15 Safety Tips for Tenants
Excitement, anticipation, stress. These are just a few of the emotions we experience when moving into a new home. It’s no surprise that for most of us, safety doesn’t even make it onto our to-do lists. Whatever the reason, it’s always important to consider security.
Here are 15 tips to help ensure both your personal safety and the safety of the property when converting your rental into a home.
- Change furnace filter every 2-3 months while in use. This will help maintain healthy air quality in the home, keep your energy costs down, prevent a fire hazard and extend the life of the unit.
- Ensure all windows and doors are properly secured. Place bars in the tracks of balcony and patio doors to prevent entry.

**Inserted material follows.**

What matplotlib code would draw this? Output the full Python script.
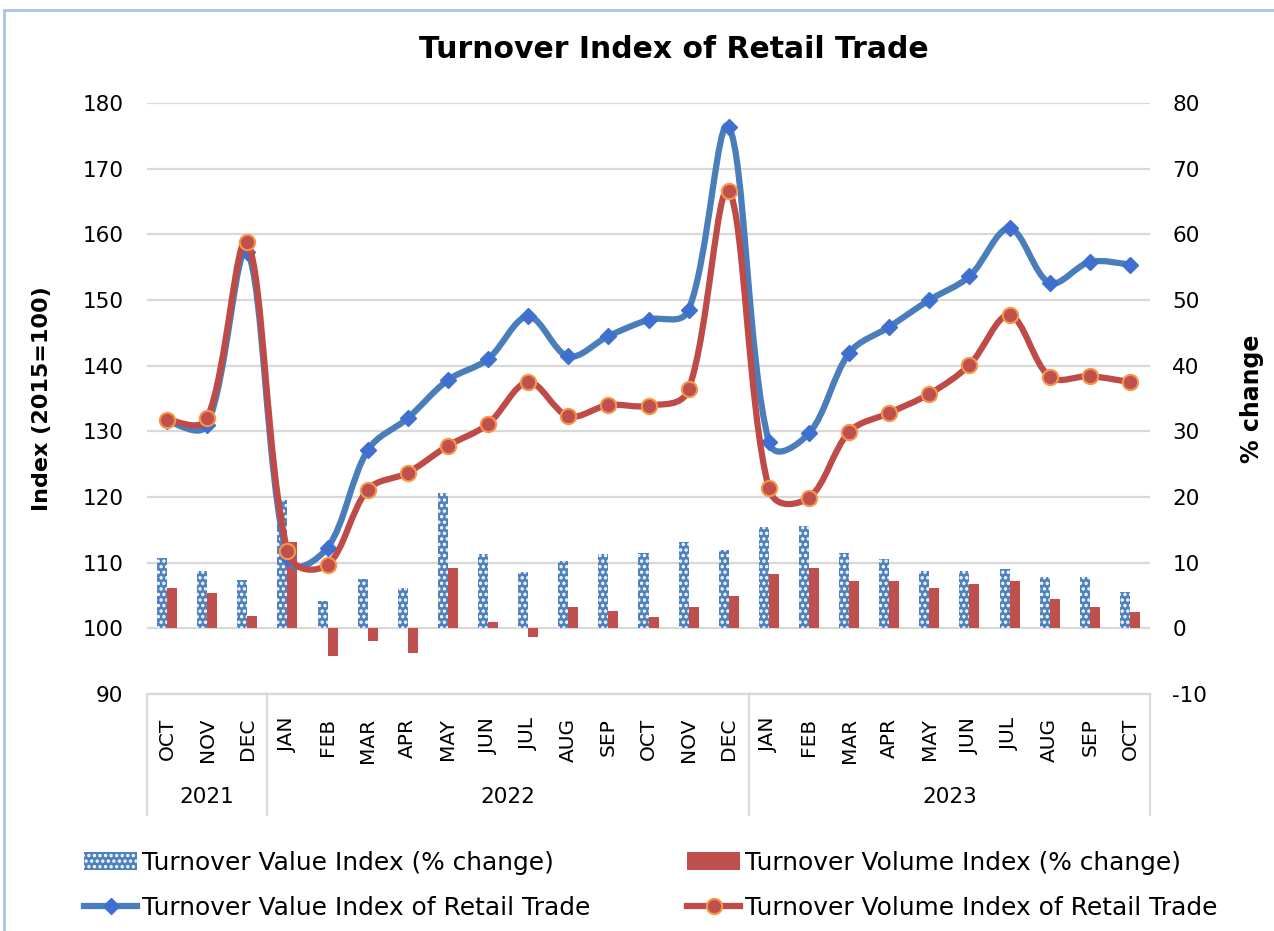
import numpy as np
import matplotlib.pyplot as plt
from matplotlib.path import Path
from matplotlib.patches import PathPatch, Rectangle, Patch
from matplotlib.lines import Line2D

plt.rcParams["font.family"] = ["DejaVu Sans"]
plt.rcParams["hatch.linewidth"] = 1.6
plt.rcParams["axes.unicode_minus"] = False

# Data
months = ["OCT", "NOV", "DEC",
          "JAN", "FEB", "MAR", "APR", "MAY", "JUN", "JUL", "AUG", "SEP", "OCT", "NOV", "DEC",
          "JAN", "FEB", "MAR", "APR", "MAY", "JUN", "JUL", "AUG", "SEP", "OCT"]
years = ["2021", "2022", "2023"]
year_counts = [3, 12, 10]

value_index = [131.6, 131.0, 157.3,
               110.8, 112.3, 127.1, 132.0, 137.8, 141.0, 147.5, 141.4, 144.5, 147.0, 148.5, 176.4,
               128.4, 129.7, 141.9, 145.9, 150.0, 153.6, 160.9, 152.6, 155.8, 155.4]
volume_index = [131.8, 132.0, 158.8,
                111.8, 109.7, 121.1, 123.7, 127.8, 131.1, 137.5, 132.3, 134.0, 133.9, 136.4, 166.6,
                121.3, 119.9, 129.9, 132.8, 135.7, 140.1, 147.7, 138.3, 138.4, 137.5]
value_pct = [10.7, 8.8, 7.4,
             19.5, 4.1, 7.5, 6.2, 20.6, 11.3, 8.6, 10.3, 11.3, 11.5, 13.2, 11.9,
             15.4, 15.6, 11.5, 10.5, 8.8, 8.8, 9.0, 7.8, 7.8, 5.6]
volume_pct = [6.2, 5.4, 1.9,
              13.2, -4.2, -1.9, -3.8, 9.2, 0.9, -1.3, 3.3, 2.7, 1.7, 3.3, 4.9,
              8.2, 9.2, 7.2, 7.2, 6.2, 6.8, 7.2, 4.5, 3.3, 2.5]

BLUE_BAR = "#4f81bd"
RED_BAR = "#c0504d"
BLUE_LINE = "#4a7ebb"
RED_LINE = "#be4b48"
GRID = "#d9d9d9"


def smooth_path(xs, ys, yscale, mix=0.25):
    """Excel-style smoothed line: cubic Bezier through the points, with
    control arms mostly proportional to the neighbouring segment lengths."""
    pts = np.column_stack([xs, ys]).astype(float)
    scr = pts * [1.0, yscale]
    n = len(pts)
    seg = np.hypot(*np.diff(scr, axis=0).T)
    verts = [pts[0]]
    codes = [Path.MOVETO]
    for i in range(n - 1):
        p0 = pts[max(i - 1, 0)]
        p1 = pts[i]
        p2 = pts[i + 1]
        p3 = pts[min(i + 2, n - 1)]
        d01 = seg[i - 1] if i > 0 else seg[i]
        d12 = seg[i]
        d23 = seg[i + 1] if i + 1 < n - 1 else seg[i]
        f1 = (1 - mix) * d12 / (d01 + d12) + mix * 0.5
        f2 = (1 - mix) * d12 / (d12 + d23) + mix * 0.5
        c1 = p1 + (p2 - p0) * f1 / 3.0
        c2 = p2 - (p3 - p1) * f2 / 3.0
        verts += [c1, c2, p2]
        codes += [Path.CURVE4] * 3
    return Path(verts, codes)


x = np.arange(len(months))

fig = plt.figure(figsize=(12.74, 9.31), dpi=100)
ax = fig.add_axes([147 / 1274, 1 - 694 / 931, (1150 - 147) / 1274, (694 - 103) / 931])
ax2 = ax.twinx()

# bars on the right (% change) axis, drawn behind the lines
ax2.set_zorder(1)
ax.set_zorder(2)
ax.patch.set_visible(False)

w = 0.25
ax2.bar(x - w / 2, value_pct, w, color=BLUE_BAR, edgecolor="white", linewidth=0,
        hatch="...", zorder=2)
ax2.bar(x + w / 2, volume_pct, w, color=RED_BAR, linewidth=0, zorder=2)
ax2.set_ylim(-10, 80)
ax2.set_yticks(range(-10, 81, 10))

# lines on the left (index) axis; ysc = pixels per index unit / pixels per category
ysc = 6.57 / 40.1
ax.add_patch(PathPatch(smooth_path(x, value_index, ysc), fill=False, edgecolor=BLUE_LINE,
                       linewidth=4.5, capstyle="round", joinstyle="round", zorder=3))
ax.plot(x, value_index, linestyle="None", marker="D", markersize=8,
        color="#3f6fcf", zorder=4)
ax.add_patch(PathPatch(smooth_path(x, volume_index, ysc), fill=False, edgecolor=RED_LINE,
                       linewidth=4.5, capstyle="round", joinstyle="round", zorder=5))
ax.plot(x, volume_index, linestyle="None", marker="o", markersize=11,
        markerfacecolor=RED_BAR, markeredgecolor="#f79646", markeredgewidth=1.5, zorder=6)

ax.set_xlim(-0.5, len(months) - 0.5)
ax.set_ylim(90, 180)
ax.set_yticks(range(90, 181, 10))
ax2.grid(axis="y", color=GRID, linewidth=1.6)
ax2.set_axisbelow(True)

for a in (ax, ax2):
    for s in a.spines.values():
        s.set_visible(False)
    a.tick_params(length=0, labelsize=15.5, colors="black")
ax.tick_params(axis="y", pad=17)
ax2.tick_params(axis="y", pad=16)
ax.set_xticks([])

ax.set_ylabel("Index (2015=100)", fontsize=16, fontweight="bold", labelpad=22)
ax2.set_ylabel("% change", fontsize=17, fontweight="bold", labelpad=24)

# multi-level category axis
box_bottom = -0.205
ax.plot([-0.5, len(months) - 0.5], [0, 0], transform=ax.get_xaxis_transform(),
        color=GRID, linewidth=1.6, clip_on=False)
for i, m in enumerate(months):
    ax.text(i, -0.04, m, rotation=90, ha="center", va="top", fontsize=14.5,
            transform=ax.get_xaxis_transform())
start = 0
bounds = [-0.5]
for yr, cnt in zip(years, year_counts):
    end = start + cnt
    ax.text((start + end - 1) / 2, -0.175, yr, ha="center", va="center", fontsize=15.5,
            transform=ax.get_xaxis_transform())
    bounds.append(end - 0.5)
    start = end
for b in bounds:
    ax.plot([b, b], [0, box_bottom], transform=ax.get_xaxis_transform(),
            color=GRID, linewidth=1.6, clip_on=False)

fig.text(674 / 1274, 1 - 50 / 931, "Turnover Index of Retail Trade", ha="center",
         va="center", fontsize=21.5, fontweight="bold")

# legends (two columns)
h_vbar = Patch(facecolor=BLUE_BAR, edgecolor="white", hatch="...", linewidth=0)
h_rbar = Patch(facecolor=RED_BAR, linewidth=0)
h_vline = Line2D([], [], color=BLUE_LINE, linewidth=4.5, marker="D", markersize=8,
                 markerfacecolor="#3f6fcf", markeredgecolor="#3f6fcf")
h_rline = Line2D([], [], color=RED_LINE, linewidth=4.5, marker="o", markersize=11,
                 markerfacecolor=RED_BAR, markeredgecolor="#f79646", markeredgewidth=1.5)
leg_kw = dict(frameon=False, fontsize=17.9, handlelength=2.15, handletextpad=0.2,
              labelspacing=0.85, loc="upper left", borderpad=0.3)
fig.legend([h_vbar, h_vline],
           ["Turnover Value Index (% change)", "Turnover Value Index of Retail Trade"],
           bbox_to_anchor=(64 / 1274, 1 - 831 / 931), **leg_kw)
fig.legend([h_rbar, h_rline],
           ["Turnover Volume Index (% change)", "Turnover Volume Index of Retail Trade"],
           bbox_to_anchor=(667 / 1274, 1 - 831 / 931), **leg_kw)

# chart border
fig.patches.append(Rectangle((4 / 1274, -0.05), 1.1, 1.05 - 10 / 931,
                             transform=fig.transFigure, fill=False,
                             edgecolor="#a9c4e6", linewidth=2))

fig.savefig("out.png", dpi=100)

- Arrange for someone to look after your place while you’re away. Place your lamps/television on a timer ($15 at hardware store), this can deter intruders from noticing your absence.
- Get to know your neighbours, neighbours look after each other and can report anything suspicious or out of the ordinary to you.
- Test all smoke and carbon monoxide detectors monthly. This only takes minutes of your time and can prevent a disastrous situation. There should be a smoke detector on every floor of the home and one requires placement outside of the bedroom(s). It’s also smart to keep a portable fire extinguisher in your kitchen.
- Maintain adequate renters insurance. This can cover your belongings should they be damaged in an emergency and will even cover your hotel stay should your home be rendered unfit for occupancy.
- Ensure all chemicals are stored properly according to their Materials Safety Data Sheet specifications. Avoid storing flammable liquids or propane tanks inside the home.
- Keep hallways and exits unobstructed at all times. Check that exit doors open easily without the use of a key. In an emergency situation, you may only have seconds to get out of the home. Develop and practice an escape plan for you and your family in the case of an emergency.
- Keep appliances clean and free of grease build-up, as well clear out the dryer filter after every use. These are common fire hazards that could easily be prevented when maintained.
- Avoid keeping storage items in the furnace room or around the hot water tank; refrain from stacking items over air vents and/or in front of heat registers. This will prevent hazards around the appliances and allows for proper air circulation.
- Be careful not to overload electrical outlets. Avoid using multi-outlet wall taps and extension cords as a permanent solution. You may overload the circuit breaker and create a potential fire hazard.
- Ensure all bedrooms have at least two exits, a door and a window. Many basements do not have adequate sized windows to escape from in the event of a fire, avoid converting areas of the home into bedrooms that do not offer legal sized windows as per the Minimum Housing Act. Never place bars on bedroom windows.
- Remove garbage items from the home and dispose of in the appropriate bins on a weekly basis. This will reduce the chances of attracting vermin and insects into your living space.
- Clear your walk-ways, steps and decks from clutter, ice and snow. This ensures your safety and the safety of those visiting the property whom you are responsible for.
- Turn off water to exterior taps during winter months. This will prevent water freezing in the pipes and potential cracking of the water line.
Remember, both personal and property safeties are essential for maintaining your well-being and peace of mind. You and your family will be able to enjoy your new home with all it has to offer knowing that your safety and security have been taken care of.